Filme do Dia: Timbuktu (2014), Abderrahmane Sissako
Timbuktu (França/Mauritânia,
2014). Direção: Abderrahmane Sissako. Rot. Original: Abderrahmane Sissako &
Kessen Tall. Fotografia: Sofian El Fani. Música: Amin Bouhafa. Montagem: Nadia
Ben Rachid. Dir. de arte: Sebastian Birchler. Com: Ibrahim Ahmed, Toulou Kiki,
Layla Walet Mohamed, Abel Jefri, Mehdi A.G. Mohamed, Hichem Yacoubi, Kettly
Noël, Fatoumata Diawara.
Grupo
de jihadistas islâmicos perturba os hábitos de uma pequena comunidade que vive
na região de Timbuktu. Dentre os incomodados se encontram Kidane (Ahmed) e sua
esposa, Satima (Kiki). Ele é caçador e seu maior amor é pela família, que
inclui ainda a menina Toya (Walet Mohamed). Como no caso de outras mulheres, Abdelkerim
(Jefri) ocasionalmente visita a tenda de Kidane quando esse se encontra fora,
advertindo sua mulher para usar o véu sem sucesso. Na cidade flagram um grupo
executando músicas, o que é proibido, sendo que a cantora (Diawara) e seu
parceiro são executados de forma bárbara após julgamento sumário. Kidane tem sua vaca de estimação morta por um
pescador quando ela vai beber água no rio. Um conflito surge entre os dois que
resultará igualmente em sua prisão e condenação com a pena máxima.
Sissako,
em chave completamente distinta de seu curta Outubro, realizado em início de carreira, aborda de forma sobretudo
realista os conflitos entre uma comunidade tradicional e a infiltração de um
jihadismo demasiado enviesado ideologicamente e internacionalista.
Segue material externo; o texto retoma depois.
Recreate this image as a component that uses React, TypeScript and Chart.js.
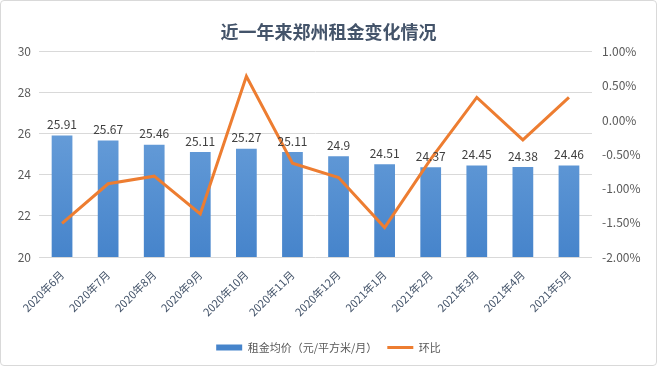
import React, { useEffect, useRef } from "react";
import { Chart, registerables } from "chart.js";

Chart.register(...registerables);

const categories = [
  "2020年6月", "2020年7月", "2020年8月", "2020年9月", "2020年10月", "2020年11月",
  "2020年12月", "2021年1月", "2021年2月", "2021年3月", "2021年4月", "2021年5月",
];
const rentValues = [25.91, 25.67, 25.46, 25.11, 25.27, 25.11, 24.9, 24.51, 24.37, 24.45, 24.38, 24.46];
const momValues = [-1.51, -0.93, -0.82, -1.37, 0.64, -0.63, -0.84, -1.57, -0.57, 0.33, -0.29, 0.33];
const titleText = "近一年来郑州租金变化情况";
const barLabel = "租金均价（元/平方米/月）";
const lineLabel = "环比";

const FONT = "'Noto Sans CJK SC', 'Noto Sans', sans-serif";

const dataLabelPlugin = {
  id: "barLabels",
  afterDatasetsDraw(chart: any) {
    const meta = chart.getDatasetMeta(0);
    const ctx = chart.ctx;
    ctx.save();
    ctx.font = `12px ${FONT}`;
    ctx.fillStyle = "#404040";
    ctx.textAlign = "center";
    ctx.textBaseline = "bottom";
    meta.data.forEach((el: any, i: number) => {
      ctx.fillText(String(rentValues[i]), el.x, el.y - 5);
    });
    ctx.restore();
  },
};

export default function App() {
  const ref = useRef<HTMLCanvasElement>(null);
  useEffect(() => {
    document.body.style.margin = "0";
    const canvas = ref.current!;
    const chart = new Chart(canvas, {
      type: "bar",
      data: {
        labels: categories,
        datasets: [
          {
            type: "bar",
            label: barLabel,
            data: rentValues,
            yAxisID: "y",
            order: 2,
            barPercentage: 0.45,
            categoryPercentage: 1,
            pointStyle: "rect",
            backgroundColor: (c: any) => {
              const area = c.chart.chartArea;
              if (!area) return "#5b97d6";
              const g = c.chart.ctx.createLinearGradient(0, area.top, 0, area.bottom);
              g.addColorStop(0, "#79abe0");
              g.addColorStop(1, "#4684cb");
              return g;
            },
          } as any,
          {
            type: "line",
            label: lineLabel,
            data: momValues,
            yAxisID: "y1",
            order: 1,
            borderColor: "#ed7d31",
            backgroundColor: "#ed7d31",
            borderWidth: 3,
            pointRadius: 0,
            tension: 0,
            pointStyle: "line",
          } as any,
        ],
      },
      options: {
        animation: false,
        responsive: false,
        layout: { padding: { bottom: 2 } },
        plugins: {
          title: {
            display: true,
            text: titleText,
            color: "#44546a",
            font: { family: FONT, size: 18, weight: "bold" },
            padding: { top: 20, bottom: 9 },
          },
          legend: {
            position: "bottom",
            labels: {
              usePointStyle: true,
              pointStyleWidth: 26,
              boxHeight: 6,
              color: "#595959",
              font: { family: FONT, size: 11 },
              padding: 10,
              sort: (a: any, b: any) => a.datasetIndex - b.datasetIndex,
            },
          },
          tooltip: { enabled: false },
        },
        scales: {
          x: {
            grid: { display: false },
            border: { display: false },
            ticks: {
              color: "#44546a",
              font: { family: FONT, size: 11 },
              maxRotation: 45,
              minRotation: 45,
            },
            afterFit: (s: any) => { s.height = 75; },
          },
          y: {
            position: "left",
            min: 20,
            max: 30,
            ticks: { stepSize: 2, color: "#595959", font: { family: FONT, size: 12 }, padding: 8 },
            grid: { color: "#d9d9d9", drawTicks: false },
            border: { display: false },
            afterFit: (s: any) => { s.width = 38; },
          },
          y1: {
            position: "right",
            min: -2,
            max: 1,
            ticks: {
              stepSize: 0.5,
              color: "#595959",
              font: { family: FONT, size: 12 },
              padding: 10,
              callback: (v: any) => Number(v).toFixed(2) + "%",
            },
            grid: { display: false, drawTicks: false },
            border: { display: false },
            afterFit: (s: any) => { s.width = 64; },
          },
        },
      } as any,
      plugins: [dataLabelPlugin],
    });
    return () => chart.destroy();
  }, []);
  return (
    <div style={{ width: 655, height: 364, border: "1px solid #d9d9d9", borderRadius: 4, background: "#fff" }}>
      <canvas ref={ref} width={655} height={364} style={{ display: "block" }} />
    </div>
  );
}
A separação
aqui é bem demarcada pela negação dos religiosos da luta armada e do controle
obsessivo sobre a moral local. Aliás, talvez o que exista de mais interessante
no filme resida justamente na descrição dessa negociação que não procura, de
imediato, oferecer-se como imposição violenta, resistindo atacar a mulher que
vende peixes no mercado e recusa o uso de luvas imposto pelo grupo jihadista,
acatando o pedido do imã de sair do templo no momento em que vários homens
oram, por se encontrarem calçados e com armas em punho ou ouvindo da mulher de
Kidane que não olhem para o seu cabelo, quando ela o penteia junto à filha. Uma
cena, talvez a única de fato particularmente comovente do filme, apresenta um
belo número musical ser interrompido bruscamente pela ação jihadista. A
violência oferecida pelo grupo oscila entre o chocante apedrejamento do casal
que cantava músicas enterrado até a cabeça e o assassinato, dramaticamente mais
convencional do casal protagonista numa cena evocativa de Roma: Cidade Aberta, ainda que longe de possuidora do mesmo
potencial pathos. Decepcionante banal
em sua estruturação dramática, o filme abandona a sutileza e a elaboração
estilizada de seu curta por uma postura mais crua e abertamente ideologizada
que também já se pressentia em outro curta menos interessante realizado no
momento inicial da carreira do realizador, O
Jogo, mesmo esse, com todas suas fraquezas, apresentando uma leitura menos
literal de conflitos similares. Uma proposta de descrição semelhante dos
conflitos internos de uma comunidade de valores divididos, aqui ressaltada
inclusive pela babel linguística – a determinado momento, o pedido à mãe de uma
filha em casamento tem que ser duplamente traduzido até se fazer compreender,
mas mais interessante do que a aqui exposta é a do realizador argelino Rabah
Ameur-Zaïmeche (Bled Number One).
Les Films Du Worso/Dune Vision/Arches Films/Arte France Cinéma/Orange Studio.
97 minutos.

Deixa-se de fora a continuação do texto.